++++ DATASET CONTENT ++++

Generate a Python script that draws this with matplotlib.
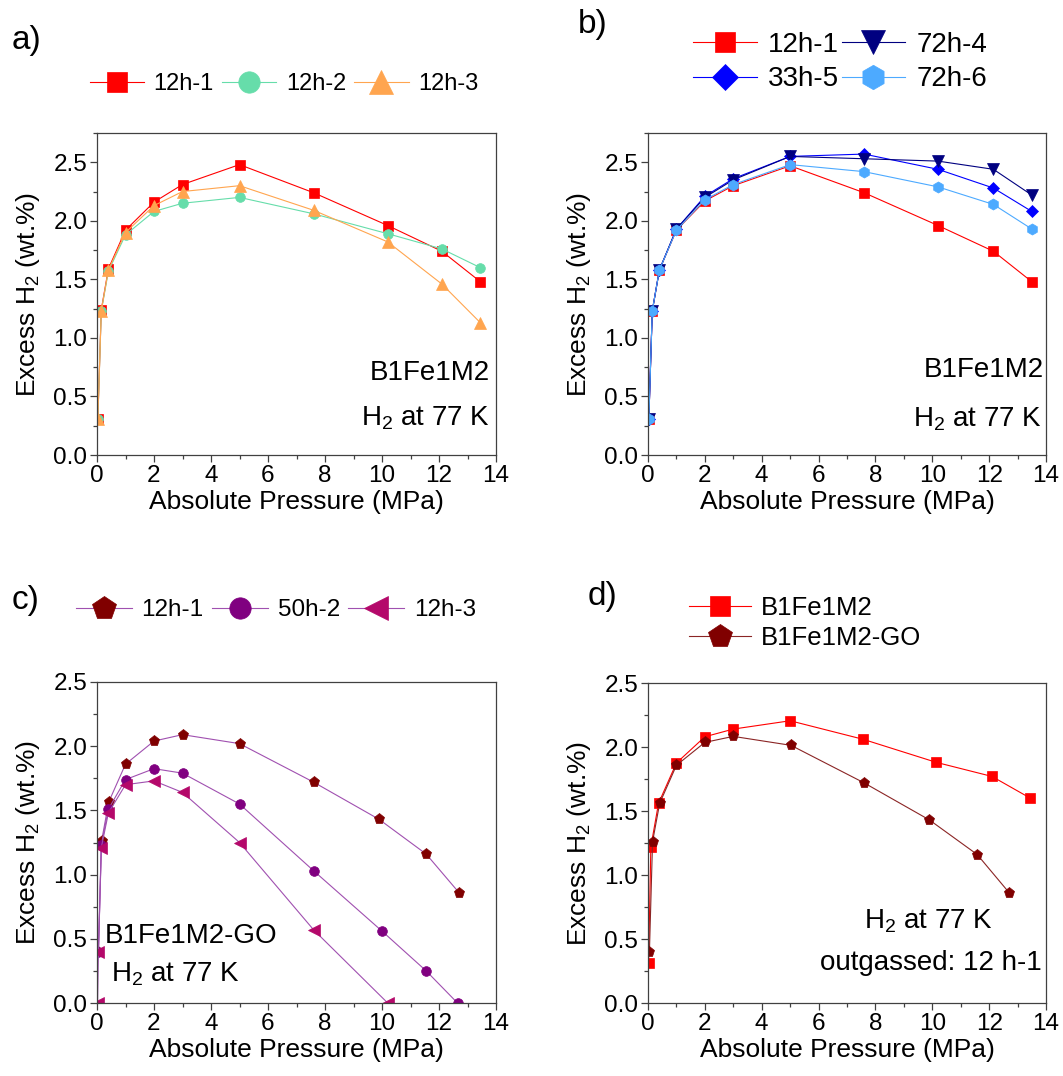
import matplotlib
matplotlib.use("Agg")
import matplotlib.pyplot as plt
from matplotlib.ticker import MultipleLocator

plt.rcParams["font.family"] = ["Liberation Sans", "DejaVu Sans"]
plt.rcParams["mathtext.fontset"] = "custom"
plt.rcParams["mathtext.rm"] = "Liberation Sans"
plt.rcParams["mathtext.default"] = "regular"

# ---- panel a: B1Fe1M2, three 12 h outgassing runs ----
a_x_1 = [0.03, 0.15, 0.4, 1.0, 2.0, 3.0, 5.0, 7.6, 10.2, 12.1, 13.45]
a_y_1 = [0.31, 1.24, 1.59, 1.92, 2.16, 2.31, 2.48, 2.24, 1.96, 1.74, 1.48]
a_x_2 = [0.03, 0.15, 0.4, 1.0, 2.0, 3.0, 5.0, 7.6, 10.2, 12.1, 13.45]
a_y_2 = [0.31, 1.23, 1.57, 1.88, 2.08, 2.15, 2.20, 2.06, 1.89, 1.76, 1.60]
a_x_3 = [0.03, 0.15, 0.4, 1.0, 2.0, 3.0, 5.0, 7.6, 10.2, 12.1, 13.45]
a_y_3 = [0.31, 1.23, 1.58, 1.90, 2.13, 2.25, 2.30, 2.09, 1.82, 1.46, 1.13]

# ---- panel b: B1Fe1M2, different outgassing times ----
b_x = [0.03, 0.15, 0.4, 1.0, 2.0, 3.0, 5.0, 7.6, 10.2, 12.15, 13.5]
b_y_12h1 = [0.31, 1.23, 1.58, 1.92, 2.17, 2.30, 2.47, 2.24, 1.96, 1.74, 1.48]
b_y_72h4 = [0.31, 1.23, 1.58, 1.93, 2.20, 2.35, 2.55, 2.53, 2.51, 2.44, 2.22]
b_y_33h5 = [0.31, 1.23, 1.58, 1.93, 2.21, 2.36, 2.55, 2.57, 2.44, 2.28, 2.08]
b_y_72h6 = [0.31, 1.23, 1.58, 1.92, 2.18, 2.31, 2.48, 2.42, 2.29, 2.14, 1.93]

# ---- panel c: B1Fe1M2-GO ----
c_x_1 = [0.05, 0.16, 0.41, 1.0, 2.0, 3.0, 5.0, 7.6, 9.9, 11.55, 12.7]
c_y_1 = [0.40, 1.26, 1.565, 1.86, 2.04, 2.09, 2.02, 1.72, 1.43, 1.16, 0.86]
c_x_2 = [0.05, 0.15, 0.4, 1.0, 2.0, 3.0, 5.0, 7.6, 10.0, 11.55, 12.65]
c_y_2 = [0.40, 1.23, 1.51, 1.74, 1.825, 1.79, 1.55, 1.03, 0.56, 0.25, 0.0]
c_x_3 = [0.02, 0.05, 0.15, 0.4, 1.0, 2.0, 3.0, 5.0, 7.6, 10.2]
c_y_3 = [0.0, 0.40, 1.21, 1.48, 1.70, 1.73, 1.64, 1.25, 0.57, 0.0]

# ---- panel d: comparison ----
d_x_m2 = [0.02, 0.1, 0.37, 1.0, 2.0, 3.0, 5.0, 7.57, 10.14, 12.1, 13.45]
d_y_m2 = [0.31, 1.22, 1.56, 1.875, 2.08, 2.14, 2.205, 2.06, 1.88, 1.77, 1.60]
d_x_go = [0.05, 0.16, 0.41, 1.0, 2.0, 3.0, 5.03, 7.6, 9.9, 11.58, 12.71]
d_y_go = [0.40, 1.26, 1.56, 1.857, 2.036, 2.083, 2.013, 1.72, 1.43, 1.16, 0.86]

RED = "#FF0000"
GREEN = "#66DDAA"
ORANGE = "#FFA54F"
NAVY = "#000080"
BLUE = "#0000FF"
LBLUE = "#4DAAFF"
MAROON = "#800000"
PURPLE = "#800080"
MAGENTA = "#B4086A"
CLINE = "#A050B0"

W, H = 1063, 1076
fig = plt.figure(figsize=(W / 100, H / 100), dpi=100)


def make_axes(left, top, right, bottom, ymax):
    ax = fig.add_axes([left / W, 1 - bottom / H, (right - left) / W, (bottom - top) / H])
    ax.set_xlim(0, 14)
    ax.set_ylim(0, ymax)
    ax.xaxis.set_major_locator(MultipleLocator(2))
    ax.xaxis.set_minor_locator(MultipleLocator(1))
    ax.yaxis.set_major_locator(MultipleLocator(0.5))
    ax.yaxis.set_minor_locator(MultipleLocator(0.25))
    ax.yaxis.set_major_formatter(plt.FormatStrFormatter("%.1f"))
    ax.tick_params(which="both", direction="out", top=False, right=False,
                   labelsize=17.5, color="#404040", width=0.9)
    ax.tick_params(which="major", length=5, pad=2)
    ax.tick_params(which="minor", length=3)
    for s in ax.spines.values():
        s.set_color("#404040")
        s.set_linewidth(0.9)
    ax.set_xlabel("Absolute Pressure (MPa)", fontsize=19, labelpad=2)
    ax.set_ylabel("Excess H$_2$ (wt.%)", fontsize=19, labelpad=8)
    return ax


def series(ax, x, y, color, marker, ms, label, lcolor=None):
    ax.plot(x, y, color=lcolor or color, lw=0.8, marker=marker, ms=ms,
            mfc=color, mec=color, mew=0.5, label=label)


# a
ax = make_axes(97, 133, 496, 455, 2.75)
series(ax, a_x_1, a_y_1, RED, "s", 6.5, "12h-1")
series(ax, a_x_2, a_y_2, GREEN, "o", 7, "12h-2")
series(ax, a_x_3, a_y_3, ORANGE, "^", 8, "12h-3")
ax.text(0.985, 0.255, "B1Fe1M2", transform=ax.transAxes, ha="right", va="center", fontsize=20)
ax.text(0.985, 0.115, "H$_2$ at 77 K", transform=ax.transAxes, ha="right", va="center", fontsize=20)
ax.legend(loc="center", bbox_to_anchor=(284 / W, 1 - 84 / H), bbox_transform=fig.transFigure,
          ncol=3, frameon=False, fontsize=17, markerscale=2.2, handlelength=2.3,
          handletextpad=0.4, columnspacing=0.35)
fig.text(12 / W, 1 - 41 / H, "a)", fontsize=24, va="center")

# b
ax = make_axes(648, 133, 1046, 455, 2.75)
series(ax, b_x, b_y_12h1, RED, "s", 6.5, "12h-1")
series(ax, b_x, b_y_33h5, BLUE, "D", 6, "33h-5")
series(ax, b_x, b_y_72h4, NAVY, "v", 8, "72h-4")
series(ax, b_x, b_y_72h6, LBLUE, "h", 8, "72h-6")
ax.text(0.995, 0.265, "B1Fe1M2", transform=ax.transAxes, ha="right", va="center", fontsize=20)
ax.text(0.99, 0.11, "H$_2$ at 77 K", transform=ax.transAxes, ha="right", va="center", fontsize=20)
ax.legend(loc="center", bbox_to_anchor=(840 / W, 1 - 62 / H), bbox_transform=fig.transFigure,
          ncol=2, frameon=False, fontsize=20, markerscale=2.2, handlelength=2.3,
          handletextpad=0.4, columnspacing=0.1, labelspacing=0.32)
fig.text(578 / W, 1 - 25 / H, "b)", fontsize=24, va="center")

# c
ax = make_axes(97, 682, 496, 1003, 2.5)
series(ax, c_x_1, c_y_1, MAROON, "p", 8, "12h-1", CLINE)
series(ax, c_x_2, c_y_2, PURPLE, "o", 7, "50h-2", CLINE)
series(ax, c_x_3, c_y_3, MAGENTA, "<", 8, "12h-3", CLINE)
ax.text(0.02, 0.21, "B1Fe1M2-GO", transform=ax.transAxes, ha="left", va="center", fontsize=20)
ax.text(0.035, 0.09, "H$_2$ at 77 K", transform=ax.transAxes, ha="left", va="center", fontsize=20)
ax.legend(loc="center", bbox_to_anchor=(276 / W, 1 - 610 / H), bbox_transform=fig.transFigure,
          ncol=3, frameon=False, fontsize=17.5, markerscale=2.2, handlelength=2.3,
          handletextpad=0.4, columnspacing=0.35)
fig.text(12 / W, 1 - 601 / H, "c)", fontsize=24, va="center")

# d
ax = make_axes(648, 683, 1046, 1003, 2.5)
series(ax, d_x_m2, d_y_m2, RED, "s", 6.5, "B1Fe1M2")
series(ax, d_x_go, d_y_go, MAROON, "p", 8, "B1Fe1M2-GO", "#8B2525")
ax.text(0.705, 0.255, "H$_2$ at 77 K", transform=ax.transAxes, ha="center", va="center", fontsize=20)
ax.text(0.99, 0.125, "outgassed: 12 h-1", transform=ax.transAxes, ha="right", va="center", fontsize=20)
ax.legend(loc="center", bbox_to_anchor=(805 / W, 1 - 623 / H), bbox_transform=fig.transFigure,
          ncol=1, frameon=False, fontsize=18.5, markerscale=2.2, handlelength=2.4,
          handletextpad=0.4, labelspacing=0.25)
fig.text(588 / W, 1 - 596 / H, "d)", fontsize=24, va="center")

fig.savefig("out.png", dpi=100)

++++

:: REQUEST ::
Pictures are excluded: retype only the lines from the beginning of the listing above through the line with "1.82, 1.46, 1.13]", both included.

:: ANSWER TO THE PROBLEM ::
Generate a Python script that draws this with matplotlib.
import matplotlib
matplotlib.use("Agg")
import matplotlib.pyplot as plt
from matplotlib.ticker import MultipleLocator

plt.rcParams["font.family"] = ["Liberation Sans", "DejaVu Sans"]
plt.rcParams["mathtext.fontset"] = "custom"
plt.rcParams["mathtext.rm"] = "Liberation Sans"
plt.rcParams["mathtext.default"] = "regular"

# ---- panel a: B1Fe1M2, three 12 h outgassing runs ----
a_x_1 = [0.03, 0.15, 0.4, 1.0, 2.0, 3.0, 5.0, 7.6, 10.2, 12.1, 13.45]
a_y_1 = [0.31, 1.24, 1.59, 1.92, 2.16, 2.31, 2.48, 2.24, 1.96, 1.74, 1.48]
a_x_2 = [0.03, 0.15, 0.4, 1.0, 2.0, 3.0, 5.0, 7.6, 10.2, 12.1, 13.45]
a_y_2 = [0.31, 1.23, 1.57, 1.88, 2.08, 2.15, 2.20, 2.06, 1.89, 1.76, 1.60]
a_x_3 = [0.03, 0.15, 0.4, 1.0, 2.0, 3.0, 5.0, 7.6, 10.2, 12.1, 13.45]
a_y_3 = [0.31, 1.23, 1.58, 1.90, 2.13, 2.25, 2.30, 2.09, 1.82, 1.46, 1.13]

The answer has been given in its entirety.